>> begin Exercise data
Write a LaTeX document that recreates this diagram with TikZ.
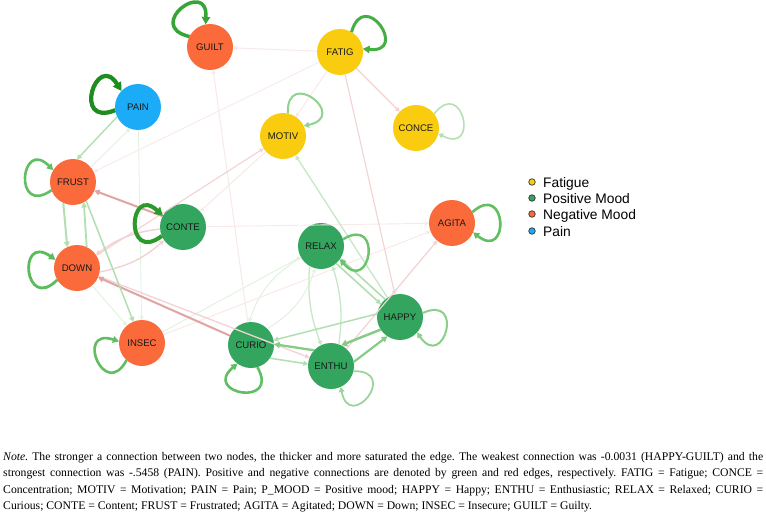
\documentclass[tikz,border=0pt]{standalone}
\usepackage{fontspec}
\setmainfont{Liberation Serif}
\newfontfamily\arialf{Liberation Sans}
\usetikzlibrary{arrows.meta,calc}
\definecolor{negc}{HTML}{FA6A3A}
\definecolor{posc}{HTML}{34A55F}
\definecolor{fatc}{HTML}{F9CC10}
\definecolor{painc}{HTML}{1CABF6}
\definecolor{gl}{HTML}{B2DFB2}
\definecolor{glt}{HTML}{C6E8C6}
\definecolor{gm}{HTML}{86CC86}
\definecolor{gf}{HTML}{E0F2E0}
\definecolor{rm}{HTML}{E0A4A4}
\definecolor{rl}{HTML}{F3D2D2}
\definecolor{rf}{HTML}{F9E8E8}
\tikzset{
  net/.style={circle, minimum size=46pt, inner sep=0pt, outer sep=0pt,
    font=\arialf\fontsize{9.6}{10}\selectfont, text=black!90},
  nneg/.style={net, fill=negc},
  npos/.style={net, fill=posc},
  nfat/.style={net, fill=fatc},
  npain/.style={net, fill=painc},
  ed/.style={-{Triangle[length=2.6pt 1.4,width=2.6pt 1.6]}},
  legdot/.style={circle, draw=black!80, line width=0.7pt, minimum size=6.5pt, inner sep=0pt},
  legtxt/.style={anchor=base west, inner sep=0pt, font=\arialf\fontsize{13.8}{16}\selectfont},
}
\newcommand\sloop[3]{%
  \draw[ed,#1] ($(#2.center)+({#3+26}:23pt)$) .. controls +({#3+40}:47pt) and +({#3-40}:47pt) .. ($(#2.center)+({#3-26}:23pt)$);}
\begin{document}
\begin{tikzpicture}[x=1pt,y=1pt]
\fill[white] (0,0) rectangle (766,-527);
\useasboundingbox (0,0) rectangle (766,-527);

% nodes
\node[nneg]  (GUILT) at (210,-47)  {GUILT};
\node[nfat]  (FATIG) at (340,-52)  {FATIG};
\node[npain] (PAIN)  at (138,-107) {PAIN};
\node[nfat]  (MOTIV) at (283,-136) {MOTIV};
\node[nfat]  (CONCE) at (416,-128) {CONCE};
\node[nneg]  (FRUST) at (73,-182)  {FRUST};
\node[npos]  (CONTE) at (183,-227) {CONTE};
\node[nneg]  (AGITA) at (452,-223) {AGITA};
\node[npos]  (RELAX) at (321,-246) {RELAX};
\node[nneg]  (DOWN)  at (77,-268)  {DOWN};
\node[npos]  (HAPPY) at (400,-317) {HAPPY};
\node[nneg]  (INSEC) at (142,-343) {INSEC};
\node[npos]  (CURIO) at (251,-345) {CURIO};
\node[npos]  (ENTHU) at (331,-366) {ENTHU};

% faint edges
\draw[ed,gf,line width=0.9pt] (FRUST.40) -- (PAIN.250);
\draw[ed,gf,line width=0.8pt] (PAIN) -- (INSEC);
\draw[ed,rf,line width=1pt] (FATIG) -- (GUILT);
\draw[ed,rf,line width=0.9pt] (FATIG) -- (MOTIV);
\draw[ed,rf,line width=0.8pt] (FATIG) -- (FRUST);
\draw[ed,rf,line width=1pt] (MOTIV) -- (CONTE);
\draw[ed,rf,line width=1pt] (CURIO) -- (GUILT);
\draw[ed,rf,line width=0.9pt] (INSEC) -- (AGITA);
\draw[ed,rf,line width=0.9pt] (CONTE) -- (AGITA);
\draw[ed,gf,line width=0.9pt] (INSEC) -- (RELAX);
\draw[ed,gf,line width=0.9pt] (DOWN) -- (INSEC);
\draw[ed,gf,line width=1pt] (CURIO.45) to[bend right=20] (RELAX.255);
\draw[ed,gf,line width=1pt] (RELAX.210) to[bend right=20] (CURIO.95);

% pink edges
\draw[ed,rl,line width=1.1pt] (DOWN) -- (MOTIV);
\draw[ed,rl,line width=1.2pt] (FATIG) -- (CONCE);
\draw[ed,rl,line width=1.1pt] (FATIG) -- (HAPPY);
\draw[ed,rl,line width=1.4pt] (CONTE.185) to[bend right=15] (DOWN.35);
\draw[ed,rl,line width=1.4pt] (DOWN.-10) to[bend right=15] (CONTE.215);
\draw[ed,rl,line width=1.3pt] (DOWN) -- (ENTHU);
\draw[ed,rl,line width=1.2pt] (ENTHU.48) -- (AGITA.230);
\draw[ed,rm,line width=2pt] (CONTE.152) -- (FRUST.-22);
\draw[ed,rm,line width=2pt] (CURIO) -- (DOWN);

% green edges
\draw[ed,gl,line width=1.4pt] (PAIN.205) -- (FRUST.80);
\draw[ed,gl,line width=2pt] (FRUST.245) -- (DOWN.115);
\draw[ed,gl,line width=1.8pt] (DOWN.65) -- (FRUST.298);
\draw[ed,gl,line width=1.5pt] (FRUST.305) -- (INSEC.112);
\draw[ed,glt,line width=1.3pt] (HAPPY) -- (MOTIV);
\draw[ed,gl,line width=1.6pt] (HAPPY.130.4) -- (RELAX.-33.6);
\draw[ed,gl,line width=1.6pt] (RELAX.-49.6) -- (HAPPY.146.4);
\draw[ed,glt,line width=1.3pt] (RELAX.240) to[bend right=12] (ENTHU.115);
\draw[ed,glt,line width=1.3pt] (ENTHU.70) to[bend right=12] (RELAX.-60);
\draw[ed,gl,line width=1.5pt] (HAPPY.172) -- (CURIO.12);
\draw[ed,gm,line width=2.3pt] (ENTHU.137) -- (CURIO.2);
\draw[ed,gl,line width=1.5pt] (CURIO.-35) -- (ENTHU.175);
\draw[ed,gm,line width=2.5pt] (HAPPY.213) -- (ENTHU.64);
\draw[ed,gm,line width=2.2pt] (ENTHU.10) -- (HAPPY.237);

% self loops
\sloop{draw={rgb,255:red,30;green,140;blue,30},line width=4.2pt}{PAIN}{162}
\sloop{draw={rgb,255:red,42;green,154;blue,42},line width=4pt}{CONTE}{177}
\sloop{draw={rgb,255:red,54;green,165;blue,54},line width=3.5pt}{GUILT}{127}
\sloop{draw={rgb,255:red,69;green,174;blue,69},line width=3pt}{FATIG}{34}
\sloop{draw={rgb,255:red,98;green,190;blue,98},line width=2.6pt}{FRUST}{175}
\sloop{draw={rgb,255:red,92;green,187;blue,92},line width=2.8pt}{DOWN}{185}
\sloop{draw={rgb,255:red,98;green,190;blue,98},line width=2.6pt}{INSEC}{202}
\sloop{draw={rgb,255:red,98;green,190;blue,98},line width=2.6pt}{CURIO}{260}
\sloop{draw={rgb,255:red,108;green,195;blue,108},line width=2.4pt}{RELAX}{-9}
\sloop{draw={rgb,255:red,98;green,190;blue,98},line width=2.6pt}{AGITA}{2}
\sloop{draw={rgb,255:red,144;green,210;blue,144},line width=2pt}{MOTIV}{52}
\sloop{draw={rgb,255:red,138;green,207;blue,138},line width=2pt}{HAPPY}{-16}
\sloop{draw={rgb,255:red,154;green,214;blue,154},line width=1.8pt}{ENTHU}{-39}
\sloop{draw={rgb,255:red,181;green,224;blue,181},line width=1.6pt}{CONCE}{12}

% legend
\node[legdot, fill=fatc]  (l1) at (532,-182) {};
\node[legdot, fill=posc]  (l2) at (532,-198) {};
\node[legdot, fill=negc]  (l3) at (532,-214) {};
\node[legdot, fill=painc] (l4) at (532,-231) {};
\node[legtxt] (t1) at (543,-187) {Fatigue};
\node[legtxt] (t2) at (543,-203) {Positive Mood};
\node[legtxt] (t3) at (543,-219) {Negative Mood};
\node[legtxt] (t4) at (543,-236) {Pain};

% note
\node[anchor=base west, inner sep=0pt] (note) at (3,-460) {\parbox[t]{760pt}{\fontsize{11.7}{16.5}\selectfont\frenchspacing
\textit{Note.} The stronger a connection between two nodes, the thicker and more saturated the edge. The weakest connection was -0.0031 (HAPPY-GUILT) and the\linebreak
strongest connection was -.5458 (PAIN). Positive and negative connections are denoted by green and red edges, respectively. FATIG = Fatigue; CONCE =\linebreak
Concentration; MOTIV = Motivation; PAIN = Pain; P\_MOOD = Positive mood; HAPPY = Happy; ENTHU = Enthusiastic; RELAX = Relaxed; CURIO =\linebreak
Curious; CONTE = Content; FRUST = Frustrated; AGITA = Agitated; DOWN = Down; INSEC = Insecure; GUILT = Guilty.}};
\end{tikzpicture}
\end{document}
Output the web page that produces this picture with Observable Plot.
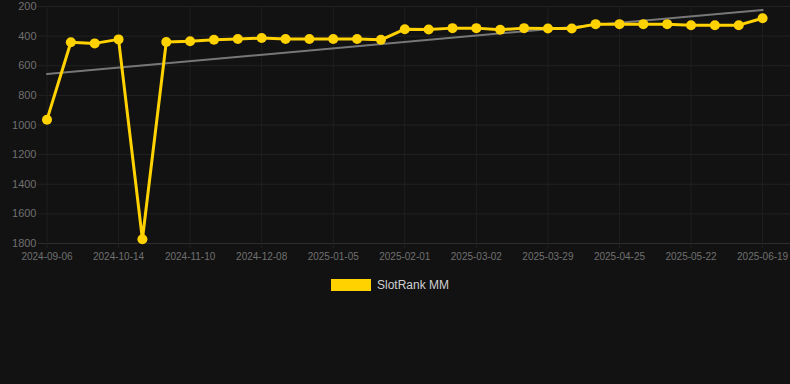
>> end Exercise data
Using the records above, find and show each line with the string "this".

Write a LaTeX document that recreates this diagram with TikZ.
Output the web page that produces this picture with Observable Plot.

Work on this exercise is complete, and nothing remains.